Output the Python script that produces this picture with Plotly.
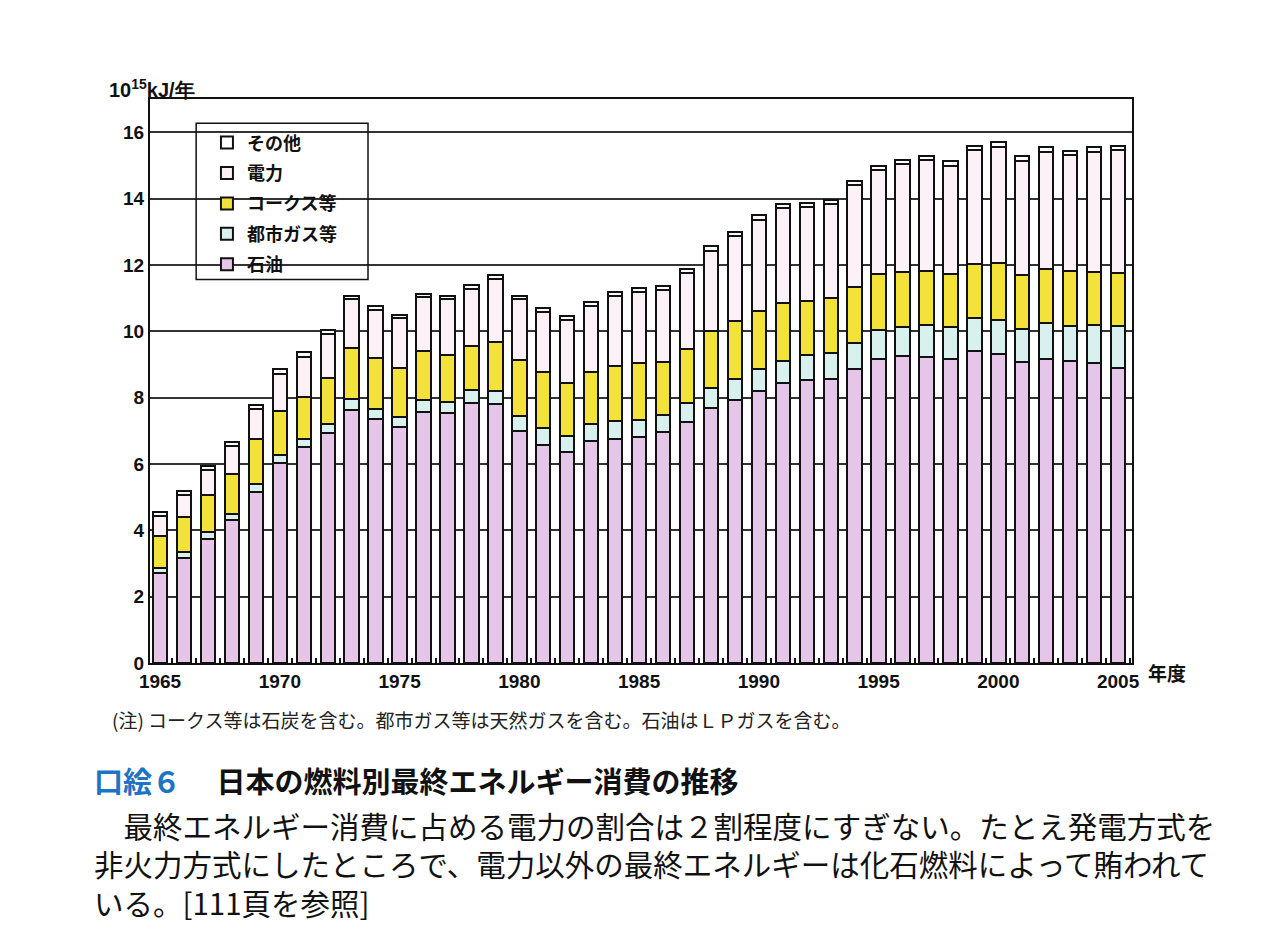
import plotly.graph_objects as go

# 年度
years = list(range(1965, 2006))

# 10^15 kJ/年 (bottom to top)
oil = [2.70, 3.16, 3.75, 4.30, 5.16, 6.04, 6.50, 6.92, 7.63, 7.34,
       7.10, 7.56, 7.53, 7.84, 7.80, 6.99, 6.58, 6.36, 6.70, 6.74,
       6.80, 6.96, 7.25, 7.69, 7.93, 8.20, 8.45, 8.54, 8.56, 8.87,
       9.16, 9.24, 9.21, 9.17, 9.39, 9.30, 9.08, 9.17, 9.10, 9.04,
       8.90]
city_gas = [0.17, 0.18, 0.20, 0.18, 0.25, 0.22, 0.24, 0.27, 0.33, 0.33,
            0.32, 0.38, 0.35, 0.40, 0.41, 0.45, 0.50, 0.47, 0.50, 0.55,
            0.53, 0.52, 0.60, 0.60, 0.62, 0.67, 0.65, 0.75, 0.77, 0.79,
            0.87, 0.90, 0.97, 0.95, 1.00, 1.05, 1.00, 1.08, 1.06, 1.15,
            1.26]
coke = [0.95, 1.06, 1.12, 1.22, 1.34, 1.34, 1.29, 1.39, 1.53, 1.51,
        1.47, 1.46, 1.39, 1.31, 1.47, 1.68, 1.69, 1.61, 1.56, 1.66,
        1.70, 1.59, 1.61, 1.71, 1.76, 1.73, 1.76, 1.61, 1.68, 1.68,
        1.69, 1.64, 1.64, 1.61, 1.63, 1.70, 1.63, 1.63, 1.65, 1.59,
        1.60]
electricity = [0.60, 0.65, 0.76, 0.84, 0.90, 1.12, 1.20, 1.34, 1.48, 1.47,
               1.50, 1.63, 1.69, 1.73, 1.89, 1.84, 1.82, 1.89, 1.99, 2.10,
               2.14, 2.16, 2.29, 2.43, 2.56, 2.76, 2.84, 2.85, 2.83, 3.07,
               3.13, 3.26, 3.33, 3.26, 3.43, 3.51, 3.43, 3.53, 3.49, 3.63,
               3.69]
other = [0.12, 0.12, 0.12, 0.13, 0.13, 0.14, 0.13, 0.11, 0.10, 0.10,
         0.10, 0.10, 0.11, 0.12, 0.12, 0.11, 0.12, 0.12, 0.12, 0.14,
         0.12, 0.12, 0.12, 0.14, 0.13, 0.13, 0.13, 0.13, 0.13, 0.13,
         0.13, 0.13, 0.12, 0.13, 0.13, 0.13, 0.13, 0.13, 0.13, 0.13,
         0.13]

x_ticks = [1965, 1970, 1975, 1980, 1985, 1990, 1995, 2000, 2005]
y_ticks = [0, 2, 4, 6, 8, 10, 12, 14, 16]

# name, values, colour, rank in legend (top first)
series = [
    ("石油", oil, "#e6c6e8", 5),
    ("都市ガス等", city_gas, "#d8f1ee", 4),
    ("コークス等", coke, "#f2e23a", 3),
    ("電力", electricity, "#fbf1f7", 2),
    ("その他", other, "#ffffff", 1),
]

jp = "Noto Sans CJK JP"

fig = go.Figure()
for name, vals, col, rank in series:
    fig.add_trace(go.Bar(
        x=years, y=vals, name=name, legendgroup=name, legendrank=rank,
        marker=dict(color=col, line=dict(color="#111111", width=2)),
        width=0.6,
    ))

fig.update_layout(
    barmode="stack",
    width=1264, height=923,
    margin=dict(l=142, r=140, t=91, b=268),
    paper_bgcolor="white", plot_bgcolor="white",
    font=dict(family=jp, color="#111111"),
    showlegend=True,
    legend=dict(
        x=0.058, y=0.955, xanchor="left", yanchor="top",
        traceorder="grouped", tracegroupgap=4,
        bgcolor="rgba(0,0,0,0)", borderwidth=0,
        font=dict(family=jp, size=18, weight="bold", color="#111111"),
        itemwidth=30,
    ),
    xaxis=dict(
        range=[1964.58, 2005.58],
        tickvals=x_ticks, ticks="",
        tickfont=dict(family="Liberation Sans", size=19, weight="bold"),
        showline=True, linecolor="#111111", linewidth=2, mirror=True,
        showgrid=False, zeroline=False,
        minor=dict(tick0=1964.5, dtick=1, ticks="inside", ticklen=5,
                   tickcolor="#111111", tickwidth=2, showgrid=False),
    ),
    yaxis=dict(
        range=[0, 17.0],
        tickvals=y_ticks, ticks="",
        tickfont=dict(family="Liberation Sans", size=19, weight="bold"),
        showline=True, linecolor="#111111", linewidth=2, mirror=True,
        showgrid=True, gridcolor="#333333", gridwidth=1.5,
        zeroline=False,
    ),
)

# legend frame (white fill hides the grid lines)
fig.add_shape(type="rect", xref="paper", yref="paper", layer="between",
              x0=0.047, x1=0.222, y0=0.680, y1=0.957,
              line=dict(width=0), fillcolor="white")
fig.add_shape(type="rect", xref="paper", yref="paper", layer="above",
              x0=0.047, x1=0.222, y0=0.680, y1=0.957,
              line=dict(color="#111111", width=1.5), fillcolor="rgba(0,0,0,0)")

# unit labels
fig.add_annotation(xref="paper", yref="paper", x=-0.044, y=1.019,
                   xanchor="left", yanchor="middle", showarrow=False,
                   text="10<sup>15</sup>kJ/年",
                   font=dict(family="Liberation Sans", size=20, weight="bold"))
fig.add_annotation(xref="paper", yref="paper", x=1.014, y=-0.016,
                   xanchor="left", yanchor="middle", showarrow=False,
                   text="年度", font=dict(family=jp, size=19, weight="bold"))

# note, caption and body text below the chart
fig.add_annotation(xref="paper", yref="paper", x=-0.041, y=-0.101,
                   xanchor="left", yanchor="middle", showarrow=False,
                   text="(注) コークス等は石炭を含む。都市ガス等は天然ガスを含む。石油はＬＰガスを含む。",
                   font=dict(family=jp, size=19, color="#222222"))
fig.add_annotation(xref="paper", yref="paper", x=-0.059, y=-0.207,
                   xanchor="left", yanchor="middle", showarrow=False,
                   text="<span style='color:#1f73c4'>口絵６</span>　 日本の燃料別最終エネルギー消費の推移",
                   font=dict(family=jp, size=29, weight="bold", color="#111111"))
body = [
    "　最終エネルギー消費に占める電力の割合は２割程度にすぎない。たとえ発電方式を",
    "非火力方式にしたところで、電力以外の最終エネルギーは化石燃料によって賄われて",
    "いる。[111頁を参照]",
]
fig.add_annotation(xref="paper", yref="paper", x=-0.059, y=-0.355,
                   xanchor="left", yanchor="middle", align="left",
                   showarrow=False, text="<br>".join(body),
                   font=dict(family=jp, size=29.5, color="#111111"))

fig.write_html("out.html")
◆ ◆ ◆ ◆ ◆ ◆ ◆
= Objective =
Leave out the pictures and print every line of the data exactly.

= Solution =
Output the Python script that produces this picture with Plotly.
import plotly.graph_objects as go

# 年度
years = list(range(1965, 2006))

# 10^15 kJ/年 (bottom to top)
oil = [2.70, 3.16, 3.75, 4.30, 5.16, 6.04, 6.50, 6.92, 7.63, 7.34,
       7.10, 7.56, 7.53, 7.84, 7.80, 6.99, 6.58, 6.36, 6.70, 6.74,
       6.80, 6.96, 7.25, 7.69, 7.93, 8.20, 8.45, 8.54, 8.56, 8.87,
       9.16, 9.24, 9.21, 9.17, 9.39, 9.30, 9.08, 9.17, 9.10, 9.04,
       8.90]
city_gas = [0.17, 0.18, 0.20, 0.18, 0.25, 0.22, 0.24, 0.27, 0.33, 0.33,
            0.32, 0.38, 0.35, 0.40, 0.41, 0.45, 0.50, 0.47, 0.50, 0.55,
            0.53, 0.52, 0.60, 0.60, 0.62, 0.67, 0.65, 0.75, 0.77, 0.79,
            0.87, 0.90, 0.97, 0.95, 1.00, 1.05, 1.00, 1.08, 1.06, 1.15,
            1.26]
coke = [0.95, 1.06, 1.12, 1.22, 1.34, 1.34, 1.29, 1.39, 1.53, 1.51,
        1.47, 1.46, 1.39, 1.31, 1.47, 1.68, 1.69, 1.61, 1.56, 1.66,
        1.70, 1.59, 1.61, 1.71, 1.76, 1.73, 1.76, 1.61, 1.68, 1.68,
        1.69, 1.64, 1.64, 1.61, 1.63, 1.70, 1.63, 1.63, 1.65, 1.59,
        1.60]
electricity = [0.60, 0.65, 0.76, 0.84, 0.90, 1.12, 1.20, 1.34, 1.48, 1.47,
               1.50, 1.63, 1.69, 1.73, 1.89, 1.84, 1.82, 1.89, 1.99, 2.10,
               2.14, 2.16, 2.29, 2.43, 2.56, 2.76, 2.84, 2.85, 2.83, 3.07,
               3.13, 3.26, 3.33, 3.26, 3.43, 3.51, 3.43, 3.53, 3.49, 3.63,
               3.69]
other = [0.12, 0.12, 0.12, 0.13, 0.13, 0.14, 0.13, 0.11, 0.10, 0.10,
         0.10, 0.10, 0.11, 0.12, 0.12, 0.11, 0.12, 0.12, 0.12, 0.14,
         0.12, 0.12, 0.12, 0.14, 0.13, 0.13, 0.13, 0.13, 0.13, 0.13,
         0.13, 0.13, 0.12, 0.13, 0.13, 0.13, 0.13, 0.13, 0.13, 0.13,
         0.13]

x_ticks = [1965, 1970, 1975, 1980, 1985, 1990, 1995, 2000, 2005]
y_ticks = [0, 2, 4, 6, 8, 10, 12, 14, 16]

# name, values, colour, rank in legend (top first)
series = [
    ("石油", oil, "#e6c6e8", 5),
    ("都市ガス等", city_gas, "#d8f1ee", 4),
    ("コークス等", coke, "#f2e23a", 3),
    ("電力", electricity, "#fbf1f7", 2),
    ("その他", other, "#ffffff", 1),
]

jp = "Noto Sans CJK JP"

fig = go.Figure()
for name, vals, col, rank in series:
    fig.add_trace(go.Bar(
        x=years, y=vals, name=name, legendgroup=name, legendrank=rank,
        marker=dict(color=col, line=dict(color="#111111", width=2)),
        width=0.6,
    ))

fig.update_layout(
    barmode="stack",
    width=1264, height=923,
    margin=dict(l=142, r=140, t=91, b=268),
    paper_bgcolor="white", plot_bgcolor="white",
    font=dict(family=jp, color="#111111"),
    showlegend=True,
    legend=dict(
        x=0.058, y=0.955, xanchor="left", yanchor="top",
        traceorder="grouped", tracegroupgap=4,
        bgcolor="rgba(0,0,0,0)", borderwidth=0,
        font=dict(family=jp, size=18, weight="bold", color="#111111"),
        itemwidth=30,
    ),
    xaxis=dict(
        range=[1964.58, 2005.58],
        tickvals=x_ticks, ticks="",
        tickfont=dict(family="Liberation Sans", size=19, weight="bold"),
        showline=True, linecolor="#111111", linewidth=2, mirror=True,
        showgrid=False, zeroline=False,
        minor=dict(tick0=1964.5, dtick=1, ticks="inside", ticklen=5,
                   tickcolor="#111111", tickwidth=2, showgrid=False),
    ),
    yaxis=dict(
        range=[0, 17.0],
        tickvals=y_ticks, ticks="",
        tickfont=dict(family="Liberation Sans", size=19, weight="bold"),
        showline=True, linecolor="#111111", linewidth=2, mirror=True,
        showgrid=True, gridcolor="#333333", gridwidth=1.5,
        zeroline=False,
    ),
)

# legend frame (white fill hides the grid lines)
fig.add_shape(type="rect", xref="paper", yref="paper", layer="between",
              x0=0.047, x1=0.222, y0=0.680, y1=0.957,
              line=dict(width=0), fillcolor="white")
fig.add_shape(type="rect", xref="paper", yref="paper", layer="above",
              x0=0.047, x1=0.222, y0=0.680, y1=0.957,
              line=dict(color="#111111", width=1.5), fillcolor="rgba(0,0,0,0)")

# unit labels
fig.add_annotation(xref="paper", yref="paper", x=-0.044, y=1.019,
                   xanchor="left", yanchor="middle", showarrow=False,
                   text="10<sup>15</sup>kJ/年",
                   font=dict(family="Liberation Sans", size=20, weight="bold"))
fig.add_annotation(xref="paper", yref="paper", x=1.014, y=-0.016,
                   xanchor="left", yanchor="middle", showarrow=False,
                   text="年度", font=dict(family=jp, size=19, weight="bold"))

# note, caption and body text below the chart
fig.add_annotation(xref="paper", yref="paper", x=-0.041, y=-0.101,
                   xanchor="left", yanchor="middle", showarrow=False,
                   text="(注) コークス等は石炭を含む。都市ガス等は天然ガスを含む。石油はＬＰガスを含む。",
                   font=dict(family=jp, size=19, color="#222222"))
fig.add_annotation(xref="paper", yref="paper", x=-0.059, y=-0.207,
                   xanchor="left", yanchor="middle", showarrow=False,
                   text="<span style='color:#1f73c4'>口絵６</span>　 日本の燃料別最終エネルギー消費の推移",
                   font=dict(family=jp, size=29, weight="bold", color="#111111"))
body = [
    "　最終エネルギー消費に占める電力の割合は２割程度にすぎない。たとえ発電方式を",
    "非火力方式にしたところで、電力以外の最終エネルギーは化石燃料によって賄われて",
    "いる。[111頁を参照]",
]
fig.add_annotation(xref="paper", yref="paper", x=-0.059, y=-0.355,
                   xanchor="left", yanchor="middle", align="left",
                   showarrow=False, text="<br>".join(body),
                   font=dict(family=jp, size=29.5, color="#111111"))

fig.write_html("out.html")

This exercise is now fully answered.